Big mission for Derek is to win Derby

Published: Friday, May 5 2006 12:00 a.m. MDT

For more proof positive that success is possible no matter how humble your start, look no further than Saturday's 132nd running of the Kentucky Derby.

At 3-to-1 odds, Brother Derek — a bay colt named for a Mormon missionary — is favored to win this year's Derby.

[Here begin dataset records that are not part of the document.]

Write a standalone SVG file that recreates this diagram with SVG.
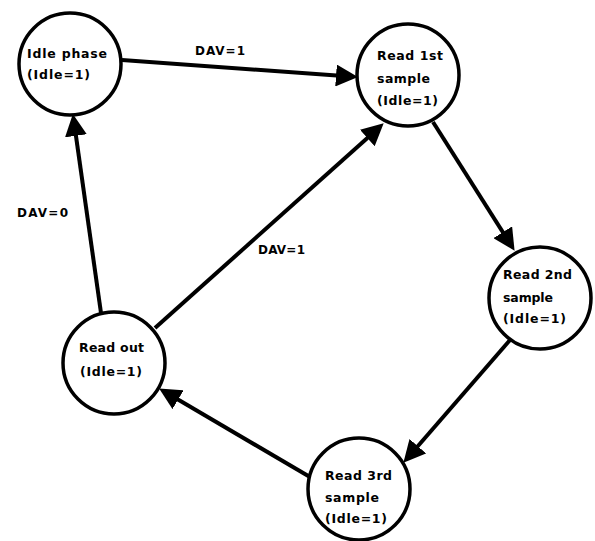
<svg xmlns="http://www.w3.org/2000/svg" width="595" height="541" viewBox="0 0 595 541">
<style>
.node{fill:#fff;stroke:#000;stroke-width:3.5}
.t{font-family:"DejaVu Sans","Liberation Sans",sans-serif;font-size:12.5px;fill:#000;font-weight:bold}
.lbl{font-family:"DejaVu Sans","Liberation Sans",sans-serif;font-size:12px;fill:#000;font-weight:bold}
.edge{stroke:#000;stroke-width:4;fill:none;marker-end:url(#ah)}
</style>
<defs>
<marker id="ah" markerUnits="userSpaceOnUse" markerWidth="22" markerHeight="22" refX="10" refY="10" orient="auto" viewBox="0 0 20 20">
<path d="M0,0 L20,10 L0,20 z" fill="#000"/>
</marker>
</defs>
<rect width="595" height="541" fill="#fff"/>
<g id="connectors">
<line class="edge" x1="122" y1="60" x2="347" y2="76.3"/>
<line class="edge" x1="101" y1="313" x2="74.4" y2="124.9"/>
<line class="edge" x1="155" y1="328" x2="375.5" y2="130.7"/>
<line class="edge" x1="433" y1="122" x2="508.7" y2="241.5"/>
<line class="edge" x1="510" y1="340" x2="410.6" y2="454.5"/>
<line class="edge" x1="310" y1="477" x2="168.6" y2="394.1"/>
<text class="lbl" x="195" y="55" textLength="50" lengthAdjust="spacing">DAV=1</text>
<text class="lbl" x="17" y="217" textLength="51" lengthAdjust="spacing">DAV=0</text>
<text class="lbl" x="258" y="254" textLength="47" lengthAdjust="spacing">DAV=1</text>
</g>
<g id="idle">
<circle class="node" cx="70" cy="64" r="51"/>
<text class="t" x="27" y="58" textLength="80" lengthAdjust="spacing">Idle phase</text>
<text class="t" x="27" y="79" textLength="63" lengthAdjust="spacing">(Idle=1)</text>
</g>
<g id="read1">
<circle class="node" cx="408" cy="75" r="51"/>
<text class="t" x="377" y="60" textLength="66" lengthAdjust="spacing">Read 1st</text>
<text class="t" x="377" y="83" textLength="53" lengthAdjust="spacing">sample</text>
<text class="t" x="377" y="105" textLength="61" lengthAdjust="spacing">(Idle=1)</text>
</g>
<g id="read2">
<circle class="node" cx="540" cy="298" r="51"/>
<text class="t" x="503" y="279" textLength="69" lengthAdjust="spacing">Read 2nd</text>
<text class="t" x="503" y="302" textLength="50" lengthAdjust="spacing">sample</text>
<text class="t" x="503" y="323" textLength="63" lengthAdjust="spacing">(Idle=1)</text>
</g>
<g id="read3">
<circle class="node" cx="359" cy="489" r="51"/>
<text class="t" x="325" y="480" textLength="67" lengthAdjust="spacing">Read 3rd</text>
<text class="t" x="325" y="502" textLength="54" lengthAdjust="spacing">sample</text>
<text class="t" x="325" y="523" textLength="62" lengthAdjust="spacing">(Idle=1)</text>
</g>
<g id="readout">
<circle class="node" cx="114" cy="363" r="51"/>
<text class="t" x="79" y="352" textLength="65" lengthAdjust="spacing">Read out</text>
<text class="t" x="80" y="376" textLength="62" lengthAdjust="spacing">(Idle=1)</text>
</g>
</svg>
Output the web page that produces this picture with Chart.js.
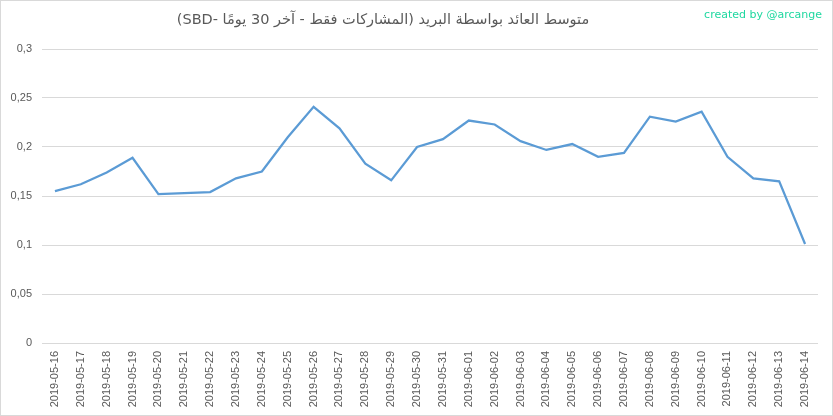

If he should manage to prove the experts right, it goes without saying that he would be the first horse to wear roses at Churchill Downs who once lived in the racehorse dorm at the Salt Lake County Equestrian Center at 114th South and 22nd West in South Jordan.

"You could say he started out a little bit like Rocky," said John Brocklebank, the horse trader who bought Brother Derek at a yearling auction sale in Kentucky in September of 2004 for Utah horseman Craig Tillotson. "That's nothing against the Equestrian Center, a real nice facility, but the particular barn we train out of you'd call the slums in the thoroughbred world."

The horse spent seven months at South Jordan, living in one of about 80 stalls set aside for racehorses while running like the wind and amazing the handful of horse people looking on.

He was so fast Brocklebank decided to name him after Craig Tillotson's son, Derek, currently serving a mission for The Church of Jesus Christ of Latter-day Saints in Armenia, even though he knew that could be a jinx.

"Usually when you name them after a close friend or family member, that's the kiss of death," he said. "But this horse just radiated class, and I think so much of Craig's boy, he's an absolute class kid, that I did it anyway."

And there did prove to be a bit of a jinx, if you want to call it that, when Brocklebank took Brother Derek to auction in California in March of 2005 and sold him for $275,000.

The sale marked a nice return on Tillotson's initial investment — Brother Derek had been purchased for $150,000 — but the horse was so classy Brocklebank thought he might fetch $1 million or more.

But that was before Brother Derek descended into what Brocklebank calls "the gossip category" because of rumors about a bad vet's report.

On top of that, there was the fact that a horse sold the year before named Swizzlestick had been sired by the same father, Benchmark, and after selling for $600,000 had been such a bust he became known as Fizzlestick.

And spending the winter in Utah wasn't exactly a plus.

Brocklebank could only shake his head about the bargain he was setting loose on the thoroughbred circuit.